Remembering Albert Lea Fire Lieutenant Brett Boss

[anvplayer video=”5089295″ station=”998128″]

(ABC 6 News) – Lieutenant Brett Boss died a week ago after a battle with cancer.

Boss’ funeral service was held Saturday in Albert Lea followed by a processional that passed through town and ended at the Albert Lea Fire station.

Boss was 38-year-old and was diagnosed with stage 4 Ewing’s Sarcoma back in 2014.

"So many people get into this for the excitement or different things like that. Brett really was one of those that got into it because he cared about people," Capt. Bart Berven with the Albert Lea Fire Department, said.

Boss’ colleagues said he was a very passionate firefighter.

"It meant the world to him that he could help someone no matter how big or small," Berven said.

The support on Saturday wasn’t just from other Minnesota fire departments and law enforcement agencies.

"We had calls all the way from Los Angeles to Washington D.C. and everywhere in between. And it doesn’t matter in these times how big your department is or how small, everyone comes together and it just reinvigorates you and makes you realize that the fire service is unique," Berven said.

"You know there are the dad joke people and there are Brett jokes," Fire Chief Jeff Laskowske with Albert Lea, said.

Albert Lea Fire Department has already started working on rearranging the display cases at the fire station to display Boss’ gear.

"We want to keep his memory with us always as we continue through. We want to continue his fight for continued cancer prevention," Laskowske said.

Boss worked with Sen. Amy Klobuchar to create a National Firefighter Registry that studies the link between cancer and firefighters’ exposure to toxic substances.

"One of the coolest things he did was he was part of the Firefighter Cancer Support Network.
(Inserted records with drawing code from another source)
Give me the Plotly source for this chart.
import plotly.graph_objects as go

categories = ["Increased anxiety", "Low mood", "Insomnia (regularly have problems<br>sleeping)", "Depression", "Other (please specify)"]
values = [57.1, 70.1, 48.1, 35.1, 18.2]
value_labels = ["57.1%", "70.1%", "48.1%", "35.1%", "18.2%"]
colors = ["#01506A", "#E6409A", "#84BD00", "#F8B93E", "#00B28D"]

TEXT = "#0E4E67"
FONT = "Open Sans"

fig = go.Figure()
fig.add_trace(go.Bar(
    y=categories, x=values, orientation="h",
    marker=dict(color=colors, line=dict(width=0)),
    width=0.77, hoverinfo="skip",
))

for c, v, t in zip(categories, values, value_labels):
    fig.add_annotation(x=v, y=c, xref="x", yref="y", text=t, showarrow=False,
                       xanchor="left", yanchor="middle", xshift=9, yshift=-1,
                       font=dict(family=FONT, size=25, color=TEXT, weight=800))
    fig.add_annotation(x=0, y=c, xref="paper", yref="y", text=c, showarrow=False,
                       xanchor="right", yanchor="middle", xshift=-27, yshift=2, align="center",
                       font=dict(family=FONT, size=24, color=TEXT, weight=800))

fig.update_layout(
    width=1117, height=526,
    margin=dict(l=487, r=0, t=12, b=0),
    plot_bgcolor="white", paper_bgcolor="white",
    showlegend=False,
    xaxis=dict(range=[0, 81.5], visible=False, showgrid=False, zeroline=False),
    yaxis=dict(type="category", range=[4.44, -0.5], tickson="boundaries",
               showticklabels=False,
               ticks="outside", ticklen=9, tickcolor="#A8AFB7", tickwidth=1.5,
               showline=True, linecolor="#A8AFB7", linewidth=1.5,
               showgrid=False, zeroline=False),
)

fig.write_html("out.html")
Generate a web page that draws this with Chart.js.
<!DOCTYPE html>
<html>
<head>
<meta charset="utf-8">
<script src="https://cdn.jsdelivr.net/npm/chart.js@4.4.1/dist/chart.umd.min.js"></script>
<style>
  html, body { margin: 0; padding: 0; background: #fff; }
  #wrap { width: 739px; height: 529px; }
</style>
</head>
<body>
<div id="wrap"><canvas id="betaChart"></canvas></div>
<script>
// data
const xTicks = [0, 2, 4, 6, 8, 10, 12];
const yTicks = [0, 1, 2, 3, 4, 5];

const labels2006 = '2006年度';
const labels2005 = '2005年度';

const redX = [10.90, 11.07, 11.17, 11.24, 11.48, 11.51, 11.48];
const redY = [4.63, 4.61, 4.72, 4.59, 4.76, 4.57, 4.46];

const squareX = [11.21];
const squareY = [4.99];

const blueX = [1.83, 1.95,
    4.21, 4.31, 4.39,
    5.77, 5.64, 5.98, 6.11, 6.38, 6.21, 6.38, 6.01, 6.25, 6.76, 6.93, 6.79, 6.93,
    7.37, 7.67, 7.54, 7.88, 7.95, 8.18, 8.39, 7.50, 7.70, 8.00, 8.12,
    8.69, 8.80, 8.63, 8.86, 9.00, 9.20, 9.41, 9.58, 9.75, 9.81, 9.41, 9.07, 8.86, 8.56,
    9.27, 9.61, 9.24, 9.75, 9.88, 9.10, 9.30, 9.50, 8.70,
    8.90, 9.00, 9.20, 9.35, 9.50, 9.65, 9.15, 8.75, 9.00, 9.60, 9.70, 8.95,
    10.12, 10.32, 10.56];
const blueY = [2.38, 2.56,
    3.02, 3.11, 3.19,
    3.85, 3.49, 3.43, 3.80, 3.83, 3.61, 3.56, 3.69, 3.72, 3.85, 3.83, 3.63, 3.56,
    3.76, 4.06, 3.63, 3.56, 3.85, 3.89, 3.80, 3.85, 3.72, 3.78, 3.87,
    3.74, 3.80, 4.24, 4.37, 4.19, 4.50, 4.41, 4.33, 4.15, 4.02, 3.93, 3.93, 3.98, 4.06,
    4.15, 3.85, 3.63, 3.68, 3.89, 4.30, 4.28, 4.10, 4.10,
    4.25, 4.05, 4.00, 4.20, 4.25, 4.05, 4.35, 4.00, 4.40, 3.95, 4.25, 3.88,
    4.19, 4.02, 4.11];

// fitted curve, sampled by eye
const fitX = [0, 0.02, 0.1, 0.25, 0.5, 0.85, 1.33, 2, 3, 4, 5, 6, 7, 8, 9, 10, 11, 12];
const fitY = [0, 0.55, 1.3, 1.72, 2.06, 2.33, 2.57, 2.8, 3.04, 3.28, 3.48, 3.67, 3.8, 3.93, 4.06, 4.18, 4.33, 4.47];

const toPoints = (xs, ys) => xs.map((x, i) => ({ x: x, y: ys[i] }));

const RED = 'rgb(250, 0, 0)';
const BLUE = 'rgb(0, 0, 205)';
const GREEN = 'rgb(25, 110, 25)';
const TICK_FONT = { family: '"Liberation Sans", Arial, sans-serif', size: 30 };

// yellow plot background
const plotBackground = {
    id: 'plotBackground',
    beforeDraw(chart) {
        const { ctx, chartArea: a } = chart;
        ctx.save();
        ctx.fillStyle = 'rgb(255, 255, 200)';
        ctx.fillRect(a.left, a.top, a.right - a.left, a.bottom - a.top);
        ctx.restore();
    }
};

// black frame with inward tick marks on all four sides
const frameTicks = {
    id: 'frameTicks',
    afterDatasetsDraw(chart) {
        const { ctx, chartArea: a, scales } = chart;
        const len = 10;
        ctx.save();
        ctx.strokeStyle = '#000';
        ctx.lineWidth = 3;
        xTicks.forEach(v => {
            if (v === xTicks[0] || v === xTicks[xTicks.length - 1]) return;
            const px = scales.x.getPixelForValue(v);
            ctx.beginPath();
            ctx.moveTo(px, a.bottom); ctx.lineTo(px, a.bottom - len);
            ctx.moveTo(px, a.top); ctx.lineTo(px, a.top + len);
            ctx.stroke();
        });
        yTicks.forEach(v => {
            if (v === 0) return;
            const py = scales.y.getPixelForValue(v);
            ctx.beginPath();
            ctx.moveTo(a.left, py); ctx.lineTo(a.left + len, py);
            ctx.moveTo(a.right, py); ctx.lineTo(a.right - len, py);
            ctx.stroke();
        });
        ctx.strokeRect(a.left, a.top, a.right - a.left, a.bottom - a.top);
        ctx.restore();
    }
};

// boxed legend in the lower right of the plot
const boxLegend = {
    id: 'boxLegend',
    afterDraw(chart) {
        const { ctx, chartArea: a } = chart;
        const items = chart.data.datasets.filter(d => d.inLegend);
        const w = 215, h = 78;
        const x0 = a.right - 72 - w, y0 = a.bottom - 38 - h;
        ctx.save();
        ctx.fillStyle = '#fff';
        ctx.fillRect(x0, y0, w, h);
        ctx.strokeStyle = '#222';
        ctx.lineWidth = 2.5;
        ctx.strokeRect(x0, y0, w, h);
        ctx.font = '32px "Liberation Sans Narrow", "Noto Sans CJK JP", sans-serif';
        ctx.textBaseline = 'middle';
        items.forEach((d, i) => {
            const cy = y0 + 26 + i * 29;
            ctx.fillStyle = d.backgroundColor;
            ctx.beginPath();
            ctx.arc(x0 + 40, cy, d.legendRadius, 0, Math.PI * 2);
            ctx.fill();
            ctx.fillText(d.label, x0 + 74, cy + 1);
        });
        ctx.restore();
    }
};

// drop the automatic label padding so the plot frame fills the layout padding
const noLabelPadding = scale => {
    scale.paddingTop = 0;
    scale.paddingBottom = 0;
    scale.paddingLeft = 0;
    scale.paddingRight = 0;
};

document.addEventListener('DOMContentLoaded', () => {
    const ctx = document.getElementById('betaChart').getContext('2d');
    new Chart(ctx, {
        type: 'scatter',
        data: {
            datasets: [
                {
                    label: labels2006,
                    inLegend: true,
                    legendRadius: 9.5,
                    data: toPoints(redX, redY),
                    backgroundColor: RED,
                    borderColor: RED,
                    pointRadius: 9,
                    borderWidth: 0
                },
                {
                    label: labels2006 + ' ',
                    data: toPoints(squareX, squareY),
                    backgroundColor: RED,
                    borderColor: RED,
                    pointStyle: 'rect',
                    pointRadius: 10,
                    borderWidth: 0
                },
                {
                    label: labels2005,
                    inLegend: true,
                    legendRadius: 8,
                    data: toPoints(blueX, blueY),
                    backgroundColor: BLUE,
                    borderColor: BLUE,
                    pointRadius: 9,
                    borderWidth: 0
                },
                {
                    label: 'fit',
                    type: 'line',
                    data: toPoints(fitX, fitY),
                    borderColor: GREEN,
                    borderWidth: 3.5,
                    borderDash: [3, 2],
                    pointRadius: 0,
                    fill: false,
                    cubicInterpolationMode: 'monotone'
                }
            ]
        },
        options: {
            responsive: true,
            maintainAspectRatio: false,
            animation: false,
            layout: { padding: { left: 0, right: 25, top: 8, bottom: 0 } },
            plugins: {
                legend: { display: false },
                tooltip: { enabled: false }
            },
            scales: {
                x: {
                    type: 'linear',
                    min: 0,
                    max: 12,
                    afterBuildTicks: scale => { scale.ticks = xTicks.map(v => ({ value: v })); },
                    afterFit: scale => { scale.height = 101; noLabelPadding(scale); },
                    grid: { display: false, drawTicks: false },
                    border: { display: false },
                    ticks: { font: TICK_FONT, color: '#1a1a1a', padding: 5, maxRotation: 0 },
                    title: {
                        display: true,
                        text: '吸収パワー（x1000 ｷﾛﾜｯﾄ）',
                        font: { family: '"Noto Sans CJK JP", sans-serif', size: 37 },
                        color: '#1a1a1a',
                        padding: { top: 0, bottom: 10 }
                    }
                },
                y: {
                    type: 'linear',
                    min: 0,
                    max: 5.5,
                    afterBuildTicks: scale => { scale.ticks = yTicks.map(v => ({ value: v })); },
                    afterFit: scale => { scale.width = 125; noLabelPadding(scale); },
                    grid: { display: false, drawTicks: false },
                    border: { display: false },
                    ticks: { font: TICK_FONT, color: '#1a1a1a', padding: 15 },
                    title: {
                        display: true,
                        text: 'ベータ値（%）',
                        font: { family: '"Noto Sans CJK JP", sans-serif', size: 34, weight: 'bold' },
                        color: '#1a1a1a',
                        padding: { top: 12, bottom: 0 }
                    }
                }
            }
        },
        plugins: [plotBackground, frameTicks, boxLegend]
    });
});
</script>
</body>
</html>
So when a firefighter was diagnosed with cancer, specifically Ewing’s Sarcoma, if they were diagnosed with that, they would give Brett’s phone number to this person and then he would call them and get together," Laskowske said. "Didn’t matter where they were in the country. If he needed to fly out to go meet up with them, talk with them on the phone, kind of talk them through what was happening, what they needed to look at next."

Boss dedicated 17 years to the fire service.

"On our processional down just seeing the outpouring of the community that came out to support. Most of them probably didn’t even know who Brett was or Brett probably wouldn’t even have known them but they were somebody that he had an effect on by going to a medical call or a fire scene or something. They may not have known him but they knew him," Laskowske added.

"Brett gave 110 percent every day. What he’s left for the rest of us firefighters is we have to carry that legacy and make sure we remember to stay compassionate and caring," Berven said. "I feel lucky getting to know him."

The National Fallen Firefighters Foundation classifies Boss’ death as a line of duty death.